### DATA SHOWN
::::::::

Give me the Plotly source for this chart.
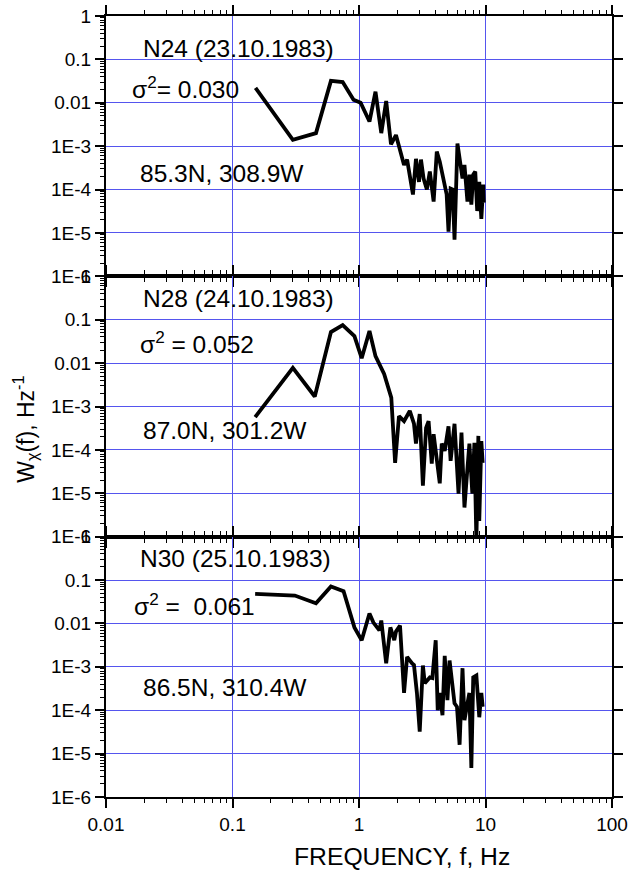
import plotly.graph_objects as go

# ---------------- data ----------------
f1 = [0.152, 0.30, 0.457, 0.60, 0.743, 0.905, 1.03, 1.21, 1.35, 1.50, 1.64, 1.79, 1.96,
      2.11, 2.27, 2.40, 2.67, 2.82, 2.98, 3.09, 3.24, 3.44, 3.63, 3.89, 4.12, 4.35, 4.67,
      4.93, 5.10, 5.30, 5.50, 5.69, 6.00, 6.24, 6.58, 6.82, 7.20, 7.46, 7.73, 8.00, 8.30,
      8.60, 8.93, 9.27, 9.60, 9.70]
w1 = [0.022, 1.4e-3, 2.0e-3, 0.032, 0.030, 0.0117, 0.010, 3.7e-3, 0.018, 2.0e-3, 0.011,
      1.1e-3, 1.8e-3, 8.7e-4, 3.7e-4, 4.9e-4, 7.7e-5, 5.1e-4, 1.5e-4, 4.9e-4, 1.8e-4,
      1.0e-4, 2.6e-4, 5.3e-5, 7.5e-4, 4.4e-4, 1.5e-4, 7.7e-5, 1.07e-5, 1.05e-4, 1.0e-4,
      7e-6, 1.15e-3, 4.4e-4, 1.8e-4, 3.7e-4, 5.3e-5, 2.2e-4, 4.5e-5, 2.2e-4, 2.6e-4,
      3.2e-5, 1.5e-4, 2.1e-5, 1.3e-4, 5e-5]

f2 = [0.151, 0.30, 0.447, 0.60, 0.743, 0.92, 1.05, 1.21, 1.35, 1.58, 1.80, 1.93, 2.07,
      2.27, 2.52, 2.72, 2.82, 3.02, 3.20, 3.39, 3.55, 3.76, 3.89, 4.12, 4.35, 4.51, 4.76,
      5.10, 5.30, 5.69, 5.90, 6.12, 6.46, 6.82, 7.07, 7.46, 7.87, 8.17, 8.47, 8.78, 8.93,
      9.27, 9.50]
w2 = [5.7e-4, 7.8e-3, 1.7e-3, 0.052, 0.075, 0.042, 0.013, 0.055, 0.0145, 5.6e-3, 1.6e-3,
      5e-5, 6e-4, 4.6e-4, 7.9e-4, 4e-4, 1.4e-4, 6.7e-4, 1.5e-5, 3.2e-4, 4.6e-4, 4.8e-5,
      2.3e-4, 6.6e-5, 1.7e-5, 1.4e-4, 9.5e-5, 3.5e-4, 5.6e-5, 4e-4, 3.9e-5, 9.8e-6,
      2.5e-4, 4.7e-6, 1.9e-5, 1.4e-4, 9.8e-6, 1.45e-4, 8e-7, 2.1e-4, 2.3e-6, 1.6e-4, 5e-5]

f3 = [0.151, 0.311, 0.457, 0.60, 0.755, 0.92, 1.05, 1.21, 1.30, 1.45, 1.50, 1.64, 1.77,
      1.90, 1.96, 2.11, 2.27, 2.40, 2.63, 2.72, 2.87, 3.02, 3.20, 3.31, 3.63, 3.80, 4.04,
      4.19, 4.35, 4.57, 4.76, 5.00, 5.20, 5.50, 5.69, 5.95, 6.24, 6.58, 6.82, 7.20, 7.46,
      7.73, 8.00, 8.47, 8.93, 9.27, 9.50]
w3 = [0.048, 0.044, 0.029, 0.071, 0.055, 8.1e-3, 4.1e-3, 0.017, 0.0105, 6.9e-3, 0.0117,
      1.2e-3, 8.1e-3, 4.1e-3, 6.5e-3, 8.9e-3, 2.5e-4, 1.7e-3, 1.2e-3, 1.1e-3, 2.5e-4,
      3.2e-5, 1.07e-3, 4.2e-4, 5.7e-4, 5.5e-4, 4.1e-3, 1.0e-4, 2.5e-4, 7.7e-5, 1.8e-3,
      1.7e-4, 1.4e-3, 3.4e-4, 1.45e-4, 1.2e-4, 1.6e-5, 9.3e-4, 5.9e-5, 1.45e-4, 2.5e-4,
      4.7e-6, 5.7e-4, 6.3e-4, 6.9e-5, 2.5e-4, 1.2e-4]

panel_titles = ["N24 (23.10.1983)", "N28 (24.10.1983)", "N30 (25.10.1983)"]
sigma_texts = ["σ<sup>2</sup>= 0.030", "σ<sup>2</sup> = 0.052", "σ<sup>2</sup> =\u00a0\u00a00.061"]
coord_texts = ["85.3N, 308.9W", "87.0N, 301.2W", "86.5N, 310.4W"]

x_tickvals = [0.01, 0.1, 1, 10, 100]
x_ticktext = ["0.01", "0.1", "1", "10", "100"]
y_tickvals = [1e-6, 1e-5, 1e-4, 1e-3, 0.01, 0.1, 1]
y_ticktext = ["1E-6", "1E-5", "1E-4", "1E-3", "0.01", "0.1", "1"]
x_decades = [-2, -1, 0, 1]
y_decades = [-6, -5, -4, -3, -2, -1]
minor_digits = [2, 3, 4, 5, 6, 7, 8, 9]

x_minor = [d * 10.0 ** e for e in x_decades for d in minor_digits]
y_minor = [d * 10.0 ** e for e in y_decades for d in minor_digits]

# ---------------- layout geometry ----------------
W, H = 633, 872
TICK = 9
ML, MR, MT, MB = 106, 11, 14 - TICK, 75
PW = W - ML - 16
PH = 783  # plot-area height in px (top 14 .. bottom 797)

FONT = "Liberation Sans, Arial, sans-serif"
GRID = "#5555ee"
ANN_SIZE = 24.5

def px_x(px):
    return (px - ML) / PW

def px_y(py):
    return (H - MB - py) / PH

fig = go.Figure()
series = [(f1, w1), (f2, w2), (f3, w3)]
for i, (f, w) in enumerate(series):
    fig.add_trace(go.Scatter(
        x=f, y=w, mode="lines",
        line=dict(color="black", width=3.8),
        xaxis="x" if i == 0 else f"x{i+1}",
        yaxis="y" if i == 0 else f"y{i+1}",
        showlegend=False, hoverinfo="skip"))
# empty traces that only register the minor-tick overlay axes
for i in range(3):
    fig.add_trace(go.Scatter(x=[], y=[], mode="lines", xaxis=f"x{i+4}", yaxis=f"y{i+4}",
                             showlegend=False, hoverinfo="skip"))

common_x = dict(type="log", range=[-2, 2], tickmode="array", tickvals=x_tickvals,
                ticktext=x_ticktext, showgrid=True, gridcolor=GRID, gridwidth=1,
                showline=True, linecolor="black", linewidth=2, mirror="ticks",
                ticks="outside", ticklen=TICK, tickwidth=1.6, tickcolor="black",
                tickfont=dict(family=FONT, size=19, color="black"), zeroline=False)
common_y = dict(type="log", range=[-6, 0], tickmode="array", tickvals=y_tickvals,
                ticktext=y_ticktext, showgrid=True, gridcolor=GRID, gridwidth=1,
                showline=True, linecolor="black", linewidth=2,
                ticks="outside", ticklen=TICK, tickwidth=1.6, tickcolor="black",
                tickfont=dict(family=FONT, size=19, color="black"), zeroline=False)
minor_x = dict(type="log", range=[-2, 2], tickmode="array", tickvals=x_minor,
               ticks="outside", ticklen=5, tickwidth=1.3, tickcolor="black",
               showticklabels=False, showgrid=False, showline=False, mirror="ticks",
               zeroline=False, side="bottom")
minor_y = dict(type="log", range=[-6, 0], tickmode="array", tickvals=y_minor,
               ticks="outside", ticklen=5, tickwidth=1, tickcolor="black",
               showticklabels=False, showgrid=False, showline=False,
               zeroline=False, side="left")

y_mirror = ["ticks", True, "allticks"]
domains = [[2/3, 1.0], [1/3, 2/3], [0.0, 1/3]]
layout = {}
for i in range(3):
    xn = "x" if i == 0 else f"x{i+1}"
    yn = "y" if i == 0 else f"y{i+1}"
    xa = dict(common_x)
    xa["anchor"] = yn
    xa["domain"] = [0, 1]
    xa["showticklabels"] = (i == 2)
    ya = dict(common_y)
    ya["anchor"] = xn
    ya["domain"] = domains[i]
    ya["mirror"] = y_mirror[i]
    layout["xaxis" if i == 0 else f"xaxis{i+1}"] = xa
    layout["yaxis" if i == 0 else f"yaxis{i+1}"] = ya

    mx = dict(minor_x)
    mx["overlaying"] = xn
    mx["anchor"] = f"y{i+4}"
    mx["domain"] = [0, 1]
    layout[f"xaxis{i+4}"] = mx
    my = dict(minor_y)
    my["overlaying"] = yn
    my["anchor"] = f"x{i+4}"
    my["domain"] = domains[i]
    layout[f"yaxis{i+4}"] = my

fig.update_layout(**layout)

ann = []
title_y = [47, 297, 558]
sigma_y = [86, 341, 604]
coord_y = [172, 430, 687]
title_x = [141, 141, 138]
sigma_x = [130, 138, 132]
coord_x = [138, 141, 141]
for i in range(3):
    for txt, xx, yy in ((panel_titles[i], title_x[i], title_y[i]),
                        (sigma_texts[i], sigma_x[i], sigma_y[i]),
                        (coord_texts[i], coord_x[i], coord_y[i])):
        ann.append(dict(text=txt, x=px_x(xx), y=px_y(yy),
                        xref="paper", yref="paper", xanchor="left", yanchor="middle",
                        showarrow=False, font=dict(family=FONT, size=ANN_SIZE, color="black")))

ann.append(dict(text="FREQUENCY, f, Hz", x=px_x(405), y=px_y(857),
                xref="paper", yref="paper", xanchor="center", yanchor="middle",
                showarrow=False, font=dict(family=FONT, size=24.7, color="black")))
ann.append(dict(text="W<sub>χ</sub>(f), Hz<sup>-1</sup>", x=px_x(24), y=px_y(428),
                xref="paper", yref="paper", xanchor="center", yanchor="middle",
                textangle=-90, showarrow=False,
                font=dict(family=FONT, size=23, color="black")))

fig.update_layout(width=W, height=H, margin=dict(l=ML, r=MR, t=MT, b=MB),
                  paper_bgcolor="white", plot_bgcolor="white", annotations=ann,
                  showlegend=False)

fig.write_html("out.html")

::::::::

### WORK TO COMPLETE
Give again exactly the lines running from the beginning of the material above through the line that contains "2.3e-6, 1.6e-4, 5e-5]", and leave out every picture.

### TASK OUTPUT
Give me the Plotly source for this chart.
import plotly.graph_objects as go

# ---------------- data ----------------
f1 = [0.152, 0.30, 0.457, 0.60, 0.743, 0.905, 1.03, 1.21, 1.35, 1.50, 1.64, 1.79, 1.96,
      2.11, 2.27, 2.40, 2.67, 2.82, 2.98, 3.09, 3.24, 3.44, 3.63, 3.89, 4.12, 4.35, 4.67,
      4.93, 5.10, 5.30, 5.50, 5.69, 6.00, 6.24, 6.58, 6.82, 7.20, 7.46, 7.73, 8.00, 8.30,
      8.60, 8.93, 9.27, 9.60, 9.70]
w1 = [0.022, 1.4e-3, 2.0e-3, 0.032, 0.030, 0.0117, 0.010, 3.7e-3, 0.018, 2.0e-3, 0.011,
      1.1e-3, 1.8e-3, 8.7e-4, 3.7e-4, 4.9e-4, 7.7e-5, 5.1e-4, 1.5e-4, 4.9e-4, 1.8e-4,
      1.0e-4, 2.6e-4, 5.3e-5, 7.5e-4, 4.4e-4, 1.5e-4, 7.7e-5, 1.07e-5, 1.05e-4, 1.0e-4,
      7e-6, 1.15e-3, 4.4e-4, 1.8e-4, 3.7e-4, 5.3e-5, 2.2e-4, 4.5e-5, 2.2e-4, 2.6e-4,
      3.2e-5, 1.5e-4, 2.1e-5, 1.3e-4, 5e-5]

f2 = [0.151, 0.30, 0.447, 0.60, 0.743, 0.92, 1.05, 1.21, 1.35, 1.58, 1.80, 1.93, 2.07,
      2.27, 2.52, 2.72, 2.82, 3.02, 3.20, 3.39, 3.55, 3.76, 3.89, 4.12, 4.35, 4.51, 4.76,
      5.10, 5.30, 5.69, 5.90, 6.12, 6.46, 6.82, 7.07, 7.46, 7.87, 8.17, 8.47, 8.78, 8.93,
      9.27, 9.50]
w2 = [5.7e-4, 7.8e-3, 1.7e-3, 0.052, 0.075, 0.042, 0.013, 0.055, 0.0145, 5.6e-3, 1.6e-3,
      5e-5, 6e-4, 4.6e-4, 7.9e-4, 4e-4, 1.4e-4, 6.7e-4, 1.5e-5, 3.2e-4, 4.6e-4, 4.8e-5,
      2.3e-4, 6.6e-5, 1.7e-5, 1.4e-4, 9.5e-5, 3.5e-4, 5.6e-5, 4e-4, 3.9e-5, 9.8e-6,
      2.5e-4, 4.7e-6, 1.9e-5, 1.4e-4, 9.8e-6, 1.45e-4, 8e-7, 2.1e-4, 2.3e-6, 1.6e-4, 5e-5]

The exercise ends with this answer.